Precisamente la elección de Trump fue lo que impulsó a Kim Cobb, una investigadora de la Universidad Georgia Tech (EE UU) que cree firmemente en la importancia del activismo del día a día, a cambiar su vida de arriba abajo. Los resultados electorales de 2016 le dejaron claro que las políticas contra el cambio climático que deseaba no iban a llegar en un futuro próximo. “Estaba muy deprimida pensando en cuatro años de ataques a la ciencia, de políticas de marcha atrás… Así que decidí abordar yo misma algunas cosas”, cuenta en un mensaje de audio. “El 1 de enero de 2017 me propuse ir en bicicleta a trabajar y caminar con mis hijos al colegio dos veces por semana (antes íbamos en coche). Fue adictivo —ahora vamos en bici al trabajo y a la escuela cada día— y fue, sobre todo, empoderante. Me di cuenta de que hay toda una forma de vivir que nunca me había planteado, que era muy satisfactoria y que estaba de acuerdo con mis principios”. Siguió por ese camino, tomando un 75% menos de vuelos que antes. Ahora está preparando su casa para que sea 100% solar.
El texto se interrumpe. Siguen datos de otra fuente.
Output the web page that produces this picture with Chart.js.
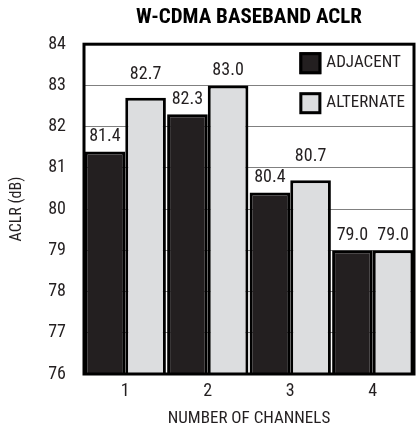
<!DOCTYPE html>
<html><head><meta charset="utf-8">
<script src="https://cdn.jsdelivr.net/npm/chart.js@4"></script>
<style>html,body{margin:0;padding:0;background:#fff}</style>
</head><body>
<canvas id="c" width="417" height="431" style="width:417px;height:431px;display:block"></canvas>
<script>
const categories = ['1', '2', '3', '4'];
const seriesNames = ['ADJACENT', 'ALTERNATE'];
const adjacent = [81.4, 82.3, 80.4, 79.0];
const alternate = [82.7, 83.0, 80.7, 79.0];
const yMin = 76, yMax = 84, yStep = 1;

const FONT = '"Liberation Sans Narrow","Arial Narrow","Roboto Condensed","DejaVu Sans Condensed",sans-serif';
const INK = '#231f20';
const COLORS = ['#231f20', '#dcdddf'];

const framePlugin = {
  id: 'frame',
  afterDatasetsDraw(chart) {
    const {ctx, chartArea: a, scales: {y}} = chart;
    ctx.save();
    const grids = [];
    for (let v = yMin + yStep; v < yMax; v += yStep) grids.push(y.getPixelForValue(v));
    ctx.font = '18px ' + FONT;
    ctx.fillStyle = INK;
    ctx.textAlign = 'center';
    ctx.textBaseline = 'middle';
    chart.data.datasets.forEach((ds, di) => {
      chart.getDatasetMeta(di).data.forEach((bar, i) => {
        let cy = bar.y - 15;
        for (const g of grids) if (Math.abs(g - cy) < 9) cy = g - 11;
        ctx.fillText(ds.data[i].toFixed(1), bar.x, cy);
      });
    });
    ctx.lineWidth = 3;
    ctx.strokeStyle = '#000';
    ctx.strokeRect(a.left, a.top, a.right - a.left, a.bottom - a.top);
    ctx.font = '17px ' + FONT;
    ctx.textAlign = 'left';
    const widths = chart.data.datasets.map(ds => ctx.measureText(ds.label).width);
    const maxW = Math.max(...widths);
    const bx = a.right - 9 - maxW - 27;
    chart.data.datasets.forEach((ds, di) => {
      const by = a.top + 8 + di * 40;
      ctx.fillStyle = ds.backgroundColor;
      ctx.fillRect(bx, by, 22, 22);
      ctx.lineWidth = 3;
      ctx.strokeStyle = '#000';
      ctx.strokeRect(bx + 1.5, by + 1.5, 19, 19);
      ctx.fillStyle = INK;
      ctx.fillText(ds.label, bx + 27, by + 11);
    });
    ctx.restore();
  }
};

new Chart(document.getElementById('c'), {
  type: 'bar',
  data: {
    labels: categories,
    datasets: [
      {label: seriesNames[0], data: adjacent, backgroundColor: COLORS[0], borderColor: '#000', borderWidth: 3, borderSkipped: false},
      {label: seriesNames[1], data: alternate, backgroundColor: COLORS[1], borderColor: '#000', borderWidth: 3, borderSkipped: false}
    ]
  },
  options: {
    responsive: false,
    devicePixelRatio: 1,
    animation: false,
    layout: {padding: {left: 0, right: 3, top: 0, bottom: 0}},
    datasets: {bar: {barPercentage: 1, categoryPercentage: 0.985}},
    plugins: {
      legend: {display: false},
      tooltip: {enabled: false},
      title: {
        display: true,
        fullSize: false,
        text: 'W-CDMA BASEBAND ACLR',
        color: '#000',
        font: {family: FONT, size: 21, weight: 'bold', lineHeight: 1.2},
        padding: {top: 5, bottom: 14}
      }
    },
    scales: {
      x: {
        grid: {display: false, drawTicks: false},
        border: {display: false},
        ticks: {color: INK, font: {family: FONT, size: 18}, padding: 7},
        title: {display: true, text: 'NUMBER OF CHANNELS', color: INK, font: {family: FONT, size: 17}, padding: {top: 0, bottom: 2}},
        afterFit(s) { s.height = 57; }
      },
      y: {
        min: yMin, max: yMax,
        grid: {color: '#808080', lineWidth: 1, drawTicks: false},
        border: {display: false},
        ticks: {stepSize: yStep, color: INK, font: {family: FONT, size: 18}, padding: 18},
        title: {display: true, text: 'ACLR (dB)', color: INK, font: {family: FONT, size: 16}, padding: {top: 7, bottom: 0}},
        afterFit(s) { s.width = 84; }
      }
    }
  },
  plugins: [framePlugin]
});
</script>
</body></html>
Cobb está además implicada en política local y trata de evangelizar a otros en conferencias y en las redes sociales. Circular en bicicleta, reconoce, no es la acción que más impacta en el medio ambiente, pero, como es una decisión diaria y palpable, la ayuda a sentirse motivada y conectada a sus motivos. Bici a bici, insisten los activistas, demostramos a amigos, compañeros o familia que otra forma de vida es posible, porque somos animales sociales e imitamos comportamientos de quienes nos rodean.
Antes, Cobb creía que votar era lo único importante para frenar el cambio climático. Ahora está convencida de que no basta. “La política no va lo suficientemente rápido, y aunque consigas elegir a los candidatos que quieres, nada te garantiza que puedan llegar a aprobar las leyes necesarias… a no ser que cuenten con un gran apoyo público. Así que eso, un apoyo del público, es lo que tenemos que construir entre elección y elección. Los políticos deben sentir que han sido elegidos por gente preocupada por el cambio climático y que les vamos a pedir cuentas”.